Calon Wakil Presiden Mahfud MD. mengakui menerima laporan tentang adanya operasi penekanan terhadap sejumlah rektor di kampus guna meredam petisi akademisi yang mengkritik pemerintah Presiden Joko Widodo. Mahfud menyatakan bahwa beberapa rektor diminta untuk memberikan testimoni positif tentang pemerintahan Jokowi.
Mahfud menyebut bahwa beberapa rektor dari perguruan tinggi membuat pernyataan pesanan dari pihak yang melakukan operasi khusus, sementara tidak semua rektor bersedia melakukan hal tersebut, termasuk Universitas Soegijapranata di Semarang, Jawa Tengah.
Upaya pembenturan antara sivitas akademika (dosen, guru besar, dan mahasiswa) dengan pihak-pihak penguasa kampus, seperti rektor dan jajarannya, sungguh sangat berbahaya dalam konteks pendidikan tinggi di Indonesia. Beberapa alasan mengapa hal ini dianggap berbahaya melibatkan dampak negatif terhadap prinsip-prinsip akademik dan tujuan pendidikan tinggi.
Pertama, pembenturan dapat merugikan kebebasan akademik, yang merupakan prinsip dasar pendidikan tinggi. Dosen, guru besar, dan mahasiswa seharusnya memiliki kebebasan untuk menyatakan pendapat, melakukan penelitian, dan berpartisipasi dalam kegiatan akademik tanpa takut akan tekanan atau hukuman.
Upaya membenturkan sivitas akademika dengan pihak penguasa kampus dapat merusak lingkungan akademik yang seharusnya mendukung pertukaran ide dan pandangan. Kondisi ini dapat memicu ketidaknyamanan, ketegangan, dan hambatan kolaborasi di antara para anggota komunitas akademik.
Kedua, pembenturan semacam itu bisa mencerminkan adanya intervensi politik dalam ranah akademik.
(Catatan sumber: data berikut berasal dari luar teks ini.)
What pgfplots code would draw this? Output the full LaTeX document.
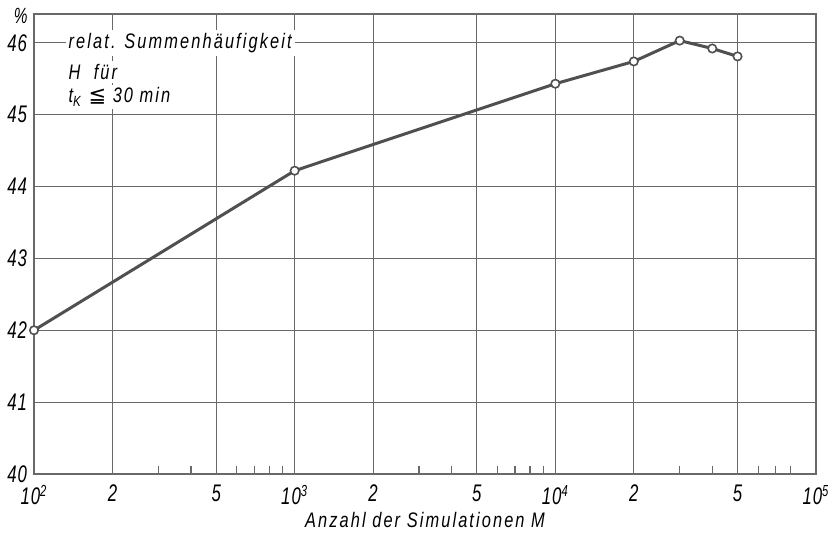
\documentclass[border=0pt]{standalone}
\usepackage{fontspec}
\setmainfont{Liberation Sans}[FakeStretch=0.78,LetterSpace=10]
\newfontfamily\tickfont{Liberation Sans}[FakeStretch=0.7,LetterSpace=4]
\newfontfamily\symfont{DejaVu Sans}
\usepackage{pgfplots}
\pgfplotsset{compat=1.18}
\definecolor{ink}{RGB}{80,80,80}
\definecolor{gridc}{RGB}{105,105,105}

\begin{document}
\begin{tikzpicture}
\begin{axis}[
  scale only axis, width=391pt, height=230pt,
  xmode=log, log basis x=10,
  xmin=100, xmax=100000, ymin=40, ymax=46.4,
  xtick={100,200,500,1000,2000,5000,10000,20000,50000,100000},
  xticklabels={10\textsuperscript{2},2,5,10\textsuperscript{3},2,5,10\textsuperscript{4},2,5,10\textsuperscript{5}},
  minor xtick={},
  extra x ticks={300,400,600,700,800,900,3000,4000,6000,7000,8000,9000,30000,40000,60000,70000,80000},
  extra x tick labels={},
  extra x tick style={grid=none, major tick length=4pt, tick style={gridc, line width=0.6pt}},
  ytick={40,41,42,43,44,45,46},
  grid=major, major grid style={gridc, line width=0.6pt},
  axis line style={gridc, line width=0.7pt},
  major tick length=0pt,
  xtick pos=bottom, ytick pos=left,
  tick label style={font=\fontsize{12}{14}\selectfont\tickfont\itshape},
  xticklabel style={yshift=-2pt},
  /pgf/number format/assume math mode=true,
  xlabel={Anzahl der Simulationen M},
  xlabel style={at={(axis description cs:0.5,-0.1)}, anchor=center, font=\fontsize{10.5}{12}\selectfont\itshape},
  clip=false,
]
\addplot[ink, line width=1.5pt, mark=*, mark size=2.1pt,
  mark options={fill=white, draw=ink, line width=0.8pt, solid}]
  coordinates {(100,42.0) (1000,44.22) (10000,45.43) (20000,45.74) (30000,46.03) (40000,45.92) (50000,45.81)};
\node[anchor=west, fill=white, inner sep=1.5pt, font=\fontsize{10.5}{12}\selectfont\itshape]
  at (rel axis cs:0.04,0.937) {relat. Summenhäufigkeit};
\node[anchor=west, fill=white, inner sep=1.5pt, font=\fontsize{10.5}{12}\selectfont\itshape]
  at (rel axis cs:0.04,0.874) {H\ \ für};
\node[anchor=west, fill=white, inner sep=1.5pt, font=\fontsize{10.5}{12}\selectfont\itshape]
  at (rel axis cs:0.04,0.82) {t\textsubscript{K} {\symfont\upshape ≦} 30 min};
\node[font=\fontsize{11}{12}\selectfont\tickfont\itshape] at (rel axis cs:-0.017,0.996) {\%};
\end{axis}
\pgfresetboundingbox
\path ([shift={(-17pt,-32pt)}]current axis.south west) rectangle ([shift={(6pt,7pt)}]current axis.north east);
\end{tikzpicture}
\end{document}
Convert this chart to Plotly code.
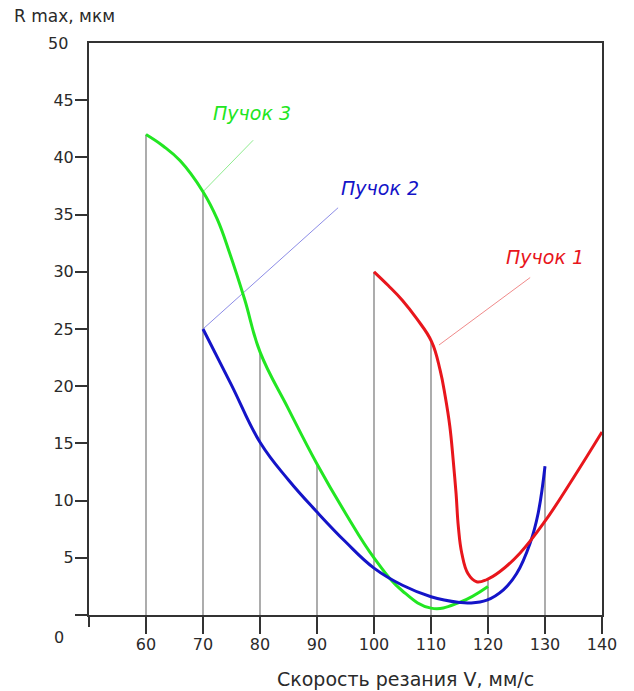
import plotly.graph_objects as go

# ---- data ----
green_x = [60, 63, 66, 70, 72.5, 74.7, 77.3, 80, 85, 90, 95, 100, 105, 110, 115, 120]
green_y = [42, 41.0, 39.7, 37, 34.6, 31.6, 27.6, 23.0, 18.0, 13.2, 8.9, 5.0, 2.1, 0.6, 1.1, 2.5]

blue_x = [70, 75, 80, 85, 90, 95, 100, 105, 110, 115, 116.8, 119.8, 122.7, 125.0, 127.4, 128.8, 130]
blue_y = [25, 20.1, 15.1, 11.8, 9.0, 6.4, 4.1, 2.6, 1.6, 1.1, 1.05, 1.3, 2.2, 3.6, 6.3, 8.9, 13]

red_x = [100, 102.5, 105, 107.5, 110.1, 111.6, 112.5, 113.3, 113.9, 114.4, 114.8, 115.4,
         116.5, 118.0, 119.8, 122.1, 125.6, 130, 135, 140]
red_y = [30, 28.8, 27.5, 25.9, 23.9, 21.4, 19.1, 16.5, 13.5, 10.6, 7.7, 5.4,
         3.6, 2.9, 3.1, 3.8, 5.4, 8.2, 12.0, 16]

# drop lines (x position, top value)
drop_x = [60, 70, 80, 90, 100, 110, 120, 130]
drop_top = [42, 37, 23.0, 13.2, 30, 24, 3.1, 13]

x_ticks = [60, 70, 80, 90, 100, 110, 120, 130, 140]
y_ticks = [0, 5, 10, 15, 20, 25, 30, 35, 40, 45]
y_tick_text = ["", "5", "10", "15", "20", "25", "30", "35", "40", "45"]

labels = ["Пучок 1", "Пучок 2", "Пучок 3"]
label_pos = [(130.0, 31.3), (101.1, 37.3), (78.6, 43.9)]
leader_from = [(111.4, 23.6), (70, 25), (70, 37)]
leader_to = [(127.4, 29.5), (93.7, 35.6), (78.8, 41.5)]

X_RANGE = [50, 140]
Y_RANGE = [0, 50]

RED = "#e8161c"
BLUE = "#1414c8"
GREEN = "#22e622"
LEAD = ["#f08a8a", "#8c8ce6", "#8fec8f"]
TEXT = "#2a2a2a"
AX = "#333333"
FONT = "DejaVu Sans"

# plot area in pixels (for converting annotation offsets to paper fractions)
L, R, T, B, W, H = 89, 32, 43, 76, 634, 691
PW, PH = W - L - R, H - T - B


def px(xp):
    return (xp - L) / PW


def py(yp):
    return (H - B - yp) / PH


fig = go.Figure()

# drop lines
dx, dy = [], []
for x, t in zip(drop_x, drop_top):
    dx += [x, x, None]
    dy += [0, t, None]
fig.add_trace(go.Scatter(x=dx, y=dy, mode="lines",
                         line=dict(color="#808080", width=1.3),
                         hoverinfo="skip", showlegend=False))

# leader lines
for (x0, y0), (x1, y1), c in zip(leader_from, leader_to, LEAD):
    fig.add_trace(go.Scatter(x=[x0, x1], y=[y0, y1], mode="lines",
                             line=dict(color=c, width=1),
                             hoverinfo="skip", showlegend=False))

for xs, ys, c in [(green_x, green_y, GREEN), (blue_x, blue_y, BLUE), (red_x, red_y, RED)]:
    fig.add_trace(go.Scatter(x=xs, y=ys, mode="lines",
                             line=dict(color=c, width=3, shape="spline", smoothing=1.2),
                             showlegend=False))

# invisible trace on a second x axis that only carries the long tick marks
fig.add_trace(go.Scatter(x=[X_RANGE[0]], y=[Y_RANGE[0]], xaxis="x2", mode="markers",
                         marker=dict(opacity=0), hoverinfo="skip", showlegend=False))

colors = [RED, BLUE, GREEN]
for txt, (x, y), c in zip(labels, label_pos, colors):
    fig.add_annotation(x=x, y=y, xref="x", yref="y", text="<i>" + txt + "</i>",
                       showarrow=False, font=dict(family=FONT, size=19, color=c))

# extra labels "50" and "0"
fig.add_annotation(x=0, y=50, xref="paper", yref="y", text="50", showarrow=False,
                   xanchor="right", xshift=-19, font=dict(family=FONT, size=16, color=TEXT))
fig.add_annotation(x=0, y=0, xref="paper", yref="y", text="0", showarrow=False,
                   xshift=-37, yshift=-22, font=dict(family=FONT, size=16, color=TEXT))

# axis titles
fig.add_annotation(x=px(12), y=py(16), xref="paper", yref="paper", text="R max, мкм",
                   showarrow=False, xanchor="left", yanchor="middle",
                   font=dict(family=FONT, size=17, color=TEXT))
fig.add_annotation(x=px(405), y=py(679), xref="paper", yref="paper",
                   text="Скорость резания V, мм/с",
                   showarrow=False, xanchor="center", yanchor="middle",
                   font=dict(family=FONT, size=19, color=TEXT))

# y axis extension below
fig.add_shape(type="line", xref="paper", yref="paper", x0=0, x1=0, y0=0, y1=-12 / PH,
              line=dict(color=AX, width=2))

fig.update_layout(
    width=W, height=H,
    margin=dict(l=L, r=R, t=T, b=B),
    paper_bgcolor="white", plot_bgcolor="white",
    showlegend=False,
    xaxis2=dict(range=X_RANGE, overlaying="x", anchor="y", side="bottom",
                tickvals=x_ticks[:-1], ticks="outside", ticklen=18, tickwidth=2,
                tickcolor=AX, showticklabels=False, showgrid=False, zeroline=False,
                showline=False),
)
fig.update_xaxes(range=X_RANGE, tickvals=x_ticks, ticks="", showgrid=False, zeroline=False,
                 showline=True, linecolor=AX, linewidth=2, mirror=True,
                 ticklabelstandoff=14,
                 tickfont=dict(family=FONT, size=16, color=TEXT), selector=dict(anchor="y") if False else None)
fig.layout.xaxis.update(range=X_RANGE, tickvals=x_ticks, ticks="", showgrid=False,
                        zeroline=False, showline=True, linecolor=AX, linewidth=2,
                        mirror=True, ticklabelstandoff=14,
                        tickfont=dict(family=FONT, size=16, color=TEXT))
fig.layout.xaxis2.update(showticklabels=False, ticks="outside", ticklen=18, tickwidth=2,
                         tickcolor=AX, showline=False, mirror=False)
fig.update_yaxes(range=Y_RANGE, tickvals=y_ticks, ticktext=y_tick_text, ticks="outside",
                 ticklen=12, tickcolor=AX, tickwidth=2, showgrid=False, zeroline=False,
                 showline=True, linecolor=AX, linewidth=2, mirror=True,
                 ticklabelstandoff=-2,
                 tickfont=dict(family=FONT, size=16, color=TEXT))

fig.write_html("out.html", config={"displayModeBar": False},
               post_script="document.body.style.margin='0';")
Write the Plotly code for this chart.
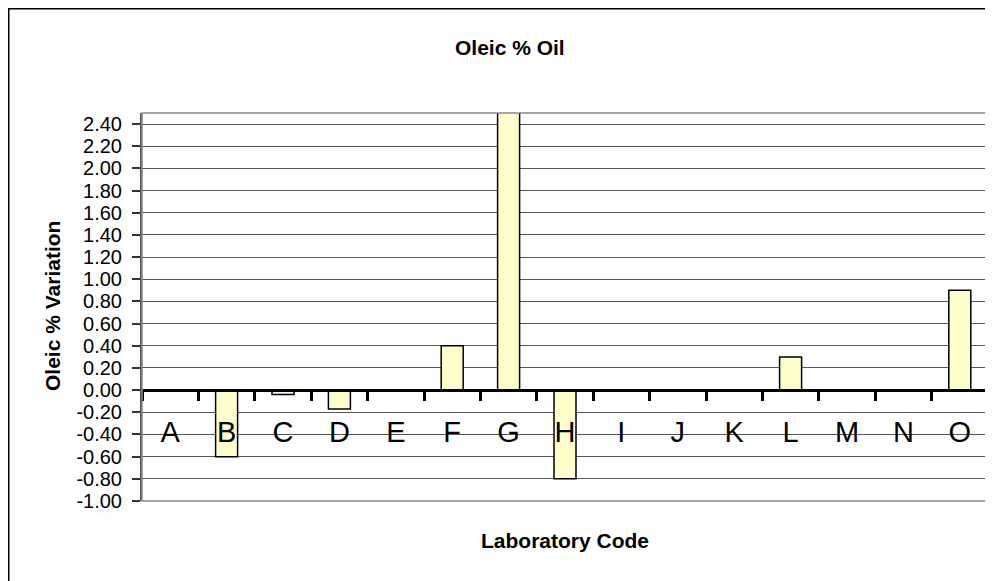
import plotly.graph_objects as go

categories = ["A", "B", "C", "D", "E", "F", "G", "H", "I", "J", "K", "L", "M", "N", "O"]
values = [0.0, -0.60, -0.04, -0.17, 0.0, 0.40, 2.80, -0.80, 0.0, 0.0, 0.0, 0.30, 0.0, 0.0, 0.90]
label_y = [-0.40] * len(categories)
y_ticks = [round(-1.0 + 0.2 * i, 2) for i in range(18)]

title_text = "Oleic % Oil"
x_title = "Laboratory Code"
y_title = "Oleic % Variation"

FONT = "Liberation Sans, Arial, sans-serif"
W, H = 993, 581
L, R, T, B = 134, 13, 105, 88
PW, PH = W - L - R, H - T - B
ymin, ymax = -1.0, 2.5


def px(x):
    return (x - L) / PW


def py(y):
    return (H - B - y) / PH


fig = go.Figure()
fig.add_trace(go.Bar(
    x=categories, y=values, width=0.39,
    marker=dict(color="#FFFFCC", line=dict(color="black", width=1.5)),
    hoverinfo="x+y", showlegend=False,
))
fig.add_trace(go.Scatter(
    x=categories, y=label_y, mode="text", text=categories,
    textfont=dict(family=FONT, size=29, color="black"),
    textposition="middle center", hoverinfo="skip", showlegend=False,
))

zero_pos = (0 - ymin) / (ymax - ymin)

fig.update_layout(
    width=W, height=H,
    margin=dict(l=L, r=R, t=T, b=B, pad=0),
    paper_bgcolor="white", plot_bgcolor="white",
    font=dict(family=FONT, color="black"),
    xaxis=dict(
        type="category", categoryorder="array", categoryarray=categories,
        anchor="free", position=zero_pos,
        showline=True, linecolor="black", linewidth=3,
        ticks="outside", ticklen=9, tickwidth=3, tickcolor="black",
        tickson="boundaries", showticklabels=False, showgrid=False,
        zeroline=False, range=[-0.5, len(categories) - 0.5], fixedrange=True,
    ),
    yaxis=dict(
        range=[ymin, ymax], tickvals=y_ticks,
        ticktext=[f"{v:.2f}" for v in y_ticks],
        tickfont=dict(family=FONT, size=20, color="black"),
        ticks="outside", ticklen=8, tickwidth=1.5, tickcolor="#333",
        ticklabelstandoff=6,
        showline=True, linecolor="#555", linewidth=2,
        showgrid=True, gridcolor="#555", gridwidth=1,
        zeroline=False, fixedrange=True,
    ),
    shapes=[
        dict(type="rect", xref="paper", yref="paper", x0=0, x1=1, y0=0, y1=1,
             line=dict(color="#888", width=1.5), fillcolor="rgba(0,0,0,0)", layer="above"),
        dict(type="rect", xref="paper", yref="paper",
             x0=px(0.5), x1=px(W + 20), y0=py(H + 20), y1=py(0.5),
             line=dict(color="black", width=2), fillcolor="rgba(0,0,0,0)", layer="below"),
    ],
    annotations=[
        dict(text=f"<b>{title_text}</b>", xref="paper", yref="paper",
             x=px(502), y=py(40),
             showarrow=False, font=dict(family=FONT, size=21, color="black"),
             xanchor="center", yanchor="middle"),
        dict(text=f"<b>{x_title}</b>", xref="paper", yref="paper",
             x=px(557), y=py(532),
             showarrow=False, font=dict(family=FONT, size=21, color="black"),
             xanchor="center", yanchor="middle"),
        dict(text=f"<b>{y_title}</b>", xref="paper", yref="paper",
             x=px(44), y=py(298),
             showarrow=False, textangle=-90, font=dict(family=FONT, size=21, color="black"),
             xanchor="center", yanchor="middle"),
    ],
)

fig.write_html("out.html")
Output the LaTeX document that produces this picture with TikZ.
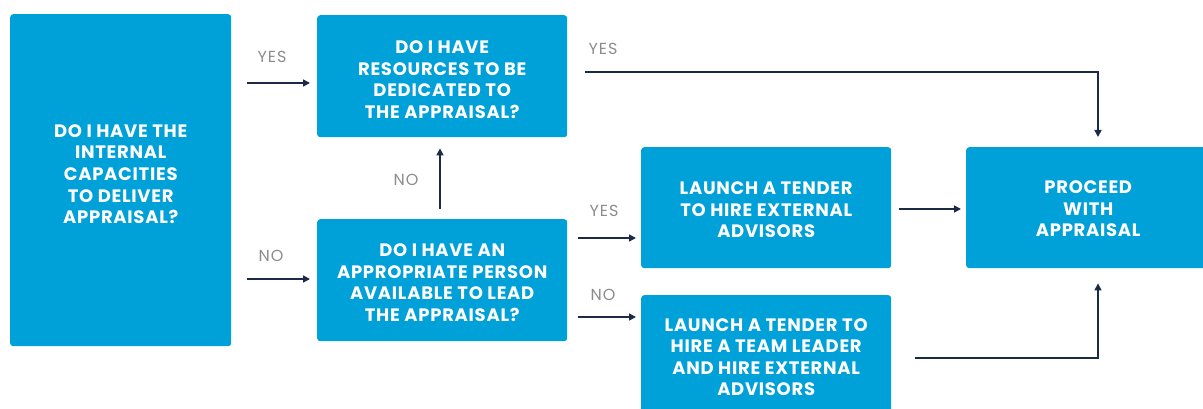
\documentclass[tikz,border=0pt]{standalone}
\usepackage{fontspec}
\setmainfont{Poppins}
\newfontfamily\boxfont[LetterSpace=4]{Poppins}
\newfontfamily\lblfont[LetterSpace=6]{Poppins}
\usetikzlibrary{arrows.meta}
\definecolor{boxblue}{RGB}{0,160,217}
\definecolor{navy}{RGB}{27,42,71}
\definecolor{lblgray}{RGB}{140,140,140}
\newcommand{\boxtext}[2]{\raisebox{#1}[\height][\depth]{\begin{tabular}{@{}c@{}}#2\end{tabular}}}
\tikzset{
  box/.style={fill=boxblue, rounded corners=3pt, anchor=north west, text=white,
    inner sep=0pt, font=\boxfont\fontsize{18}{21.6}\selectfont\bfseries},
  arr/.style={draw=navy, line width=1.5pt, -{Triangle[length=7pt,width=7pt]}},
  lbl/.style={text=lblgray, font=\lblfont\fontsize{16}{18}\selectfont}
}
\begin{document}
\begin{tikzpicture}[x=1pt,y=-1pt]
\useasboundingbox (0,0) rectangle (1203,409);
\clip (0,0) rectangle (1203,409);
\node[box, minimum width=221pt, minimum height=332pt] (L) at (10,14)
  {\boxtext{4pt}{DO I HAVE THE\\INTERNAL\\CAPACITIES\\TO DELIVER\\APPRAISAL?}};
\node[box, minimum width=250pt, minimum height=122pt] (B2) at (317,15)
  {\boxtext{-5.4pt}{DO I HAVE\\RESOURCES TO BE\\DEDICATED TO\\THE APPRAISAL?}};
\node[box, minimum width=250pt, minimum height=122pt] (B3) at (317,219)
  {\boxtext{-4.4pt}{DO I HAVE AN\\APPROPRIATE PERSON\\AVAILABLE TO LEAD\\THE APPRAISAL?}};
\node[box, minimum width=250pt, minimum height=121pt] (B4) at (641,147)
  {\boxtext{-4pt}{LAUNCH A TENDER\\TO HIRE EXTERNAL\\ADVISORS}};
\node[box, minimum width=250pt, minimum height=124pt] (B5) at (641,295)
  {\boxtext{-2pt}{LAUNCH A TENDER TO\\HIRE A TEAM LEADER\\AND HIRE EXTERNAL\\ADVISORS}};
\node[box, minimum width=244pt, minimum height=121pt] (B6) at (966,147)
  {\boxtext{-3pt}{PROCEED\\WITH\\APPRAISAL}};
% connectors
\draw[arr, shorten <=16pt, shorten >=7pt] (L.east |- 0,83) -- (B2.west |- 0,83);
\draw[arr, shorten <=16pt, shorten >=7pt] (L.east |- 0,279) -- (B3.west |- 0,279);
\draw[arr, shorten <=10pt, shorten >=11pt] (B3.north -| 440,0) -- (B2.south -| 440,0);
\draw[arr, shorten <=18pt, shorten >=10pt] (B2.east |- 0,72) -| (B6.north -| 1098,0);
\draw[arr, shorten <=11pt, shorten >=5pt] (B3.east |- 0,238) -- (B4.west |- 0,238);
\draw[arr, shorten <=11pt, shorten >=5pt] (B3.east |- 0,317) -- (B5.west |- 0,317);
\draw[arr, shorten <=8pt, shorten >=5pt] (B4.east |- 0,209) -- (B6.west |- 0,209);
\draw[arr, shorten <=24pt, shorten >=15pt] (B5.east |- 0,358) -| (B6.south -| 1098,0);
% labels
\node[lbl] (l1) at (272,57) {YES};
\node[lbl] (l2) at (271,256) {NO};
\node[lbl] (l3) at (406,180) {NO};
\node[lbl] (l4) at (603,49) {YES};
\node[lbl] (l5) at (604,211) {YES};
\node[lbl] (l6) at (603,295) {NO};
\end{tikzpicture}
\end{document}
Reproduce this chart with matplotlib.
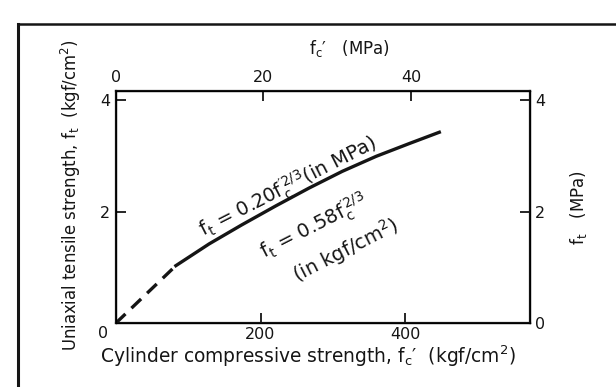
import matplotlib
matplotlib.use("Agg")
import matplotlib.pyplot as plt
from matplotlib.lines import Line2D

plt.rcParams['font.family'] = ['DejaVu Sans']
plt.rcParams['mathtext.default'] = 'regular'

# curve, x in kgf/cm2
dash_x = [0, 83]
dash_y = [0, 1.03]
solid_x = [83, 129, 174, 221, 267, 313, 360, 406, 447]
solid_y = [1.03, 1.42, 1.76, 2.10, 2.42, 2.72, 2.99, 3.22, 3.42]

bottom_ticks = [0, 200, 400]
mpa_ticks = [0, 20, 40]
y_ticks = [0, 2, 4]
ink = '#151515'

fig = plt.figure(figsize=(6.16, 3.87), dpi=100)
ax = fig.add_axes([0.188, 0.165, 0.672, 0.600])

ax.plot(dash_x, dash_y, color=ink, lw=2.4, ls=(0, (4, 2.5)))
ax.plot(solid_x, solid_y, color=ink, lw=2.4)

ax.set_xlim(0, 572)
ax.set_ylim(0, 4.16)
for s in ax.spines.values():
    s.set_linewidth(1.6)
    s.set_color(ink)

ax.set_xticks(bottom_ticks)
ax.set_xticklabels(['', '200', '400'])
ax.set_yticks(y_ticks)
ax.set_yticklabels(['', '2', '4'])
ax.tick_params(direction='in', length=7, width=1.3, labelsize=11.5, colors=ink, pad=4)
ax.tick_params(axis='x', pad=3)
ax.annotate('0', (0, 0), xytext=(-9, -7.5), textcoords='offset points',
            ha='center', va='center', fontsize=11.5, color=ink)
ax.set_xlabel("Cylinder compressive strength, f$_c$′  (kgf/cm$^2$)", fontsize=13.4,
              color=ink)
ax.xaxis.set_label_coords(0.464, -0.086)
ax.set_ylabel("Uniaxial tensile strength, f$_t$  (kgf/cm$^2$)", fontsize=11.9,
              color=ink)
ax.yaxis.set_label_coords(-0.08, 0.55)

# top axis in MPa
top = ax.twiny()
top.set_xlim(0, 572 / 10.197)
top.set_xticks(mpa_ticks)
top.tick_params(direction='in', length=7, width=1.3, labelsize=11.5, colors=ink, pad=4)
top.set_xlabel("f$_c$′   (MPa)", fontsize=12, color=ink)
top.xaxis.set_label_coords(0.565, 1.16)

right = ax.twinx()
right.set_ylim(0, 4.16)
right.set_yticks(y_ticks)
right.tick_params(direction='in', length=7, width=1.3, labelsize=11.5, colors=ink, pad=4)
right.set_ylabel("f$_t$   (MPa)", fontsize=12, color=ink, labelpad=16)

ax.text(239, 2.43, "f$_t$ = 0.20f$_c^{\\prime 2/3}$(in MPa)", rotation=27,
        ha='center', va='center', fontsize=14, color=ink, rotation_mode='anchor')
ax.text(275, 1.72, "f$_t$ = 0.58f$_c^{\\prime 2/3}$", rotation=27,
        ha='center', va='center', fontsize=14, color=ink, rotation_mode='anchor')
ax.text(317, 1.31, "(in kgf/cm$^2$)", rotation=27,
        ha='center', va='center', fontsize=14, color=ink, rotation_mode='anchor')

# scan border lines
fig.add_artist(Line2D([18 / 616, 18 / 616], [0, 1 - 24 / 387], color=ink, lw=2.2))
fig.add_artist(Line2D([18 / 616, 1], [1 - 24 / 387, 1 - 24 / 387], color=ink, lw=1.8))

fig.savefig('out.png', dpi=100)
Jika pihak penguasa kampus memaksa rektor atau dosen untuk menyuarakan pandangan tertentu yang mendukung pemerintah, hal ini dapat mengancam independensi perguruan tinggi sebagai lembaga akademik.
Selain itu akibat tekanan politik terhadap sivitas akademika dan penguasa kampus dapat merusak reputasi dan kredibilitas perguruan tinggi di mata masyarakat.
Perguruan tinggi diharapkan menjadi tempat yang netral dan mandiri, di mana ide dan penelitian dapat berkembang tanpa intervensi politik.
Dengan demikian, upaya pembenturan antara sivitas akademika dan pihak penguasa kampus dapat membahayakan prinsip-prinsip fundamental pendidikan tinggi dan mengancam integritas serta independensi lembaga-lembaga tersebut.
Seorang rektor seharusnya tetap bersikap sebagai pemimpin yang mendukung dan memajukan misi dan nilai-nilai akademik. Rektor, baik PTN maupun PTS  harus istikomah dalam mendukung kebebasan akademik, mendorong kritisisme dan pemikiran Kritis, mendengar dan berkomunikasi, serta tetap menjunjung netralitas.
Dengan bersikap seperti itu, seorang rektor dapat menciptakan lingkungan akademik yang sehat, produktif, dan sesuai dengan prinsip-prinsip pendidikan tinggi yang berkualitas. Juga tidak mudah diintervensi oleh kepentingan-kepentingan sesaat dari pihak penguasa.